April data is bringing worries to Beijing as the Chinese economy is showing signs of a slowdown. A booming property market in China is already creating troubled for the policymakers. Unrestrained credit growth and a slowdown in manufacturing sector has made the world’s second largest economy sweat. Though the first quarter of 2017 was extremely positive with a 6.9 percent growth rate, things may change very soon. Economists are expecting a slowdown as the Chinese economy shifts to a consumer-driven model.

Chinese Plan

No More Expansion for China?

 

Debt fuels China’s economy. Lately, the policymakers have tried to shift their focus to a consumer driven economy. A property boom in China is creating an asset bubble that could burst soon. However, the question here is not ‘how soon’. The question is ‘to what extent’. We know that a burst in this bubble could have a major impact on Chinese growth.

Debt-fueled model has stopped providing further growth to the Chinese dream. It has led to a widespread credit crisis. Two recent surveys are showing China’s slow growth story. The official PMI by National Bureau of Statistics shows troublesome results. After the factory activity hit a 5- year high in March at 51.8, April numbers have crashed to 51.2. The Economists predicted a slowdown but expected factory activity to remain around 51.6. Chinese government also released its PMI reports for the services sector, showing a steeper fall. While the index was at 55.1 in March, it has now gone down to 54.0 in April. This sector will have to buckle up for growth if the goal of a consumer-driven economy is to be met.

Will the Change Demand More From the Chinese Economy?

 

A shift to a consumer driven economy would mean more production by the small businesses. Commerzbank economist Zhou Hao, pointed out that demand has not changed in China. Because of this, the robust factory output growth of the previous months could not be sustained. The Chinese authorities have also started to deleverage the economy, which is impacting growth further.

With strict regulations and a tightening monetary policy, the economy could face discomfort. After all, it has been skyrocketed by debt for years now.

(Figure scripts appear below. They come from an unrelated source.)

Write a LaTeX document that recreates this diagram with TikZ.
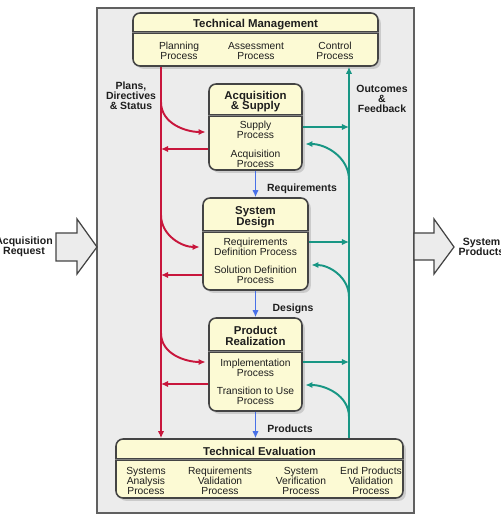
\documentclass[tikz,border=0pt]{standalone}
\usepackage{fontspec}
\setmainfont{Liberation Sans}
\usetikzlibrary{arrows.meta,shadows}
\definecolor{panelgray}{RGB}{236,236,236}
\definecolor{boxcream}{RGB}{252,250,212}
\definecolor{edgegray}{RGB}{68,68,68}
\definecolor{planred}{RGB}{200,22,60}
\definecolor{feedteal}{RGB}{24,150,132}
\definecolor{flowblue}{RGB}{72,112,232}
\definecolor{inkgray}{RGB}{30,30,30}
\begin{document}
\begin{tikzpicture}[x=0.02cm, y=-0.02cm, >={Latex[length=4pt,width=3.6pt]},
proc box/.style={draw=edgegray, line width=0.9pt, fill=boxcream, rounded corners=4pt, inner sep=0pt, drop shadow={shadow xshift=1.6pt, shadow yshift=-1.6pt, opacity=0.3}},
sep line/.style={draw=edgegray, line width=0.45pt, double=gray, double distance=0.6pt},
box title/.style={font=\bfseries\fontsize{6.5}{6.2}\selectfont, align=center, inner sep=0pt, text=inkgray},
box text/.style={font=\fontsize{5.85}{5.6}\selectfont, align=center, inner sep=0pt, text=inkgray},
flow label/.style={font=\bfseries\fontsize{5.95}{5.7}\selectfont, align=center, inner sep=0pt, text=inkgray},
block arrow/.style={draw=edgegray, fill=panelgray, line width=0.7pt},
plan/.style={->, planred, line width=1.1pt},
feed/.style={->, feedteal, line width=1.1pt},
flow/.style={->, flowblue, line width=1.1pt}]
\useasboundingbox (0,0) rectangle (500,516);
\draw[fill=panelgray, draw=edgegray!85, line width=0.8pt] (97,8) rectangle (414,513);

\draw[block arrow] (56,233) -- (77,233) -- (77,219) -- (97,247) -- (77,274) -- (77,261) -- (56,261) -- cycle;
\draw[block arrow] (414,233) -- (434,233) -- (434,219) -- (454,247) -- (434,274) -- (434,260) -- (414,260) -- cycle;
\node[flow label, font=\bfseries\fontsize{6}{5.8}\selectfont] (lacq) at (24,247) {Acquisition\\Request};
\node[flow label, font=\bfseries\fontsize{6}{5.8}\selectfont] (lsys) at (481.5,247) {System\\Products};

\node[proc box, minimum width=4.9cm, minimum height=1.06cm] (tm) at (255.5,39.5) {};
\node[proc box, minimum width=1.86cm, minimum height=1.72cm] (as) at (255.5,127) {};
\node[proc box, minimum width=2.1cm, minimum height=1.84cm] (sd) at (255.5,244) {};
\node[proc box, minimum width=1.86cm, minimum height=1.86cm] (pr) at (255.5,364.5) {};
\node[proc box, minimum width=5.74cm, minimum height=1.18cm] (te) at (259.5,468.5) {};

\draw[sep line] ([yshift=-0.4cm]tm.north west) -- ([yshift=-0.4cm]tm.north east);
\draw[sep line] ([yshift=-0.64cm]as.north west) -- ([yshift=-0.64cm]as.north east);
\draw[sep line] ([yshift=-0.68cm]sd.north west) -- ([yshift=-0.68cm]sd.north east);
\draw[sep line] ([yshift=-0.68cm]pr.north west) -- ([yshift=-0.68cm]pr.north east);
\draw[sep line] ([yshift=-0.42cm]te.north west) -- ([yshift=-0.42cm]te.north east);

\node[box title] (tmhead) at (255.5,24.5) {Technical Management};
\node[box text] (tmplan) at (179,51) {Planning\\Process};
\node[box text] (tmassess) at (256,51) {Assessment\\Process};
\node[box text] (tmctrl) at (335,51) {Control\\Process};

\node[box title] (ashead) at (255.5,101.5) {Acquisition\\\& Supply};
\node[box text] (assupply) at (255.5,130) {Supply\\Process};
\node[box text] (asacq) at (255.5,159) {Acquisition\\Process};

\node[box title] (sdhead) at (255.5,217) {System\\Design};
\node[box text] (sdreq) at (255.5,247) {Requirements\\Definition Process};
\node[box text] (sdsol) at (255.5,274.5) {Solution Definition\\Process};

\node[box title] (prhead) at (255.5,336) {Product\\Realization};
\node[box text] (primpl) at (255.5,368) {Implementation\\Process};
\node[box text] (prtrans) at (255.5,396) {Transition to Use\\Process};

\node[box title] (tehead) at (259.5,451.5) {Technical Evaluation};
\node[box text] (tesys) at (146,481) {Systems\\Analysis\\Process};
\node[box text] (tereq) at (220,481) {Requirements\\Validation\\Process};
\node[box text] (tever) at (301,481) {System\\Verification\\Process};
\node[box text] (teend) at (371,481) {End Products\\Validation\\Process};

\node[flow label] (lplans) at (131,96) {Plans,\\Directives\\\& Status};
\node[flow label] (lout) at (382,99) {Outcomes\\\&\\Feedback};
\node[flow label] (lreq) at (302,189) {Requirements};
\node[flow label] (ldes) at (293,309) {Designs};
\node[flow label] (lprod) at (290,429) {Products};

\coordinate (rx) at (161,0);
\coordinate (tx) at (349,0);
\coordinate (r1) at (161,102);
\coordinate (r2) at (161,215);
\coordinate (r3) at (161,333);
\coordinate (t1) at (349,180);
\coordinate (t2) at (349,297);
\coordinate (t3) at (349,417);

\draw[plan] (rx |- tm.south) -- (rx |- te.north);
\draw[feed] (tx |- te.north) -- (tx |- tm.south);

\draw[plan, shorten >=1.5pt] (r1) to[out=-90, in=180] ([yshift=-0.1cm]as.west);
\draw[plan, shorten >=1.5pt] (r2) to[out=-90, in=180] ([yshift=-0.06cm]sd.west);
\draw[plan, shorten >=1.5pt] (r3) to[out=-90, in=180] ([yshift=0.05cm]pr.west);
\draw[plan] ([yshift=-0.44cm]as.west) coordinate (a1) -- (a1 -| rx);
\draw[plan] ([yshift=-0.62cm]sd.west) coordinate (a2) -- (a2 -| rx);
\draw[plan] ([yshift=-0.39cm]pr.west) coordinate (a3) -- (a3 -| rx);

\draw[feed] (as.east) coordinate (b1) -- (b1 -| tx);
\draw[feed] ([yshift=0.04cm]sd.east) coordinate (b2) -- (b2 -| tx);
\draw[feed] ([yshift=0.05cm]pr.east) coordinate (b3) -- (b3 -| tx);
\draw[feed, shorten >=1.5pt] (t1) to[out=90, in=0] ([yshift=-0.34cm]as.east);
\draw[feed, shorten >=1.5pt] (t2) to[out=90, in=0] ([yshift=-0.42cm]sd.east);
\draw[feed, shorten >=1.5pt] (t3) to[out=90, in=0] ([yshift=-0.41cm]pr.east);

\draw[flow] (as.south) -- (sd.north);
\draw[flow] (sd.south) -- (pr.north);
\draw[flow] (pr.south) -- (pr.south |- te.north);
\end{tikzpicture}
\end{document}
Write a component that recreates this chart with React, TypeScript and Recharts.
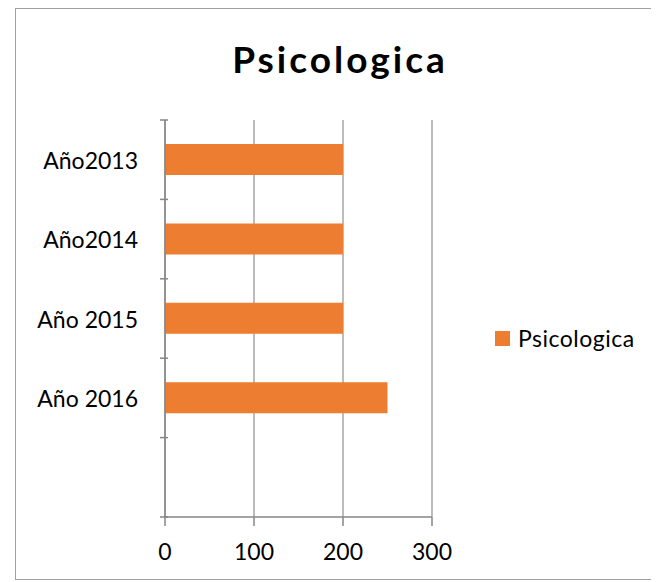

The shift created turbulence in the stock market for quite some time in 2016. The transitioning economy not only has to improve its output, but also improve demand. This has proven to be very challenging for the government, especially as debt rates are going beyond control.

Nomura economist Zhao Yang suggested that the economy will continue a slump for the rest of the year. He said that there are downward pressures on the economy which will be reining supreme in 2017 amidst changing circumstances. The fate or direction of the transition could be decided in autumn.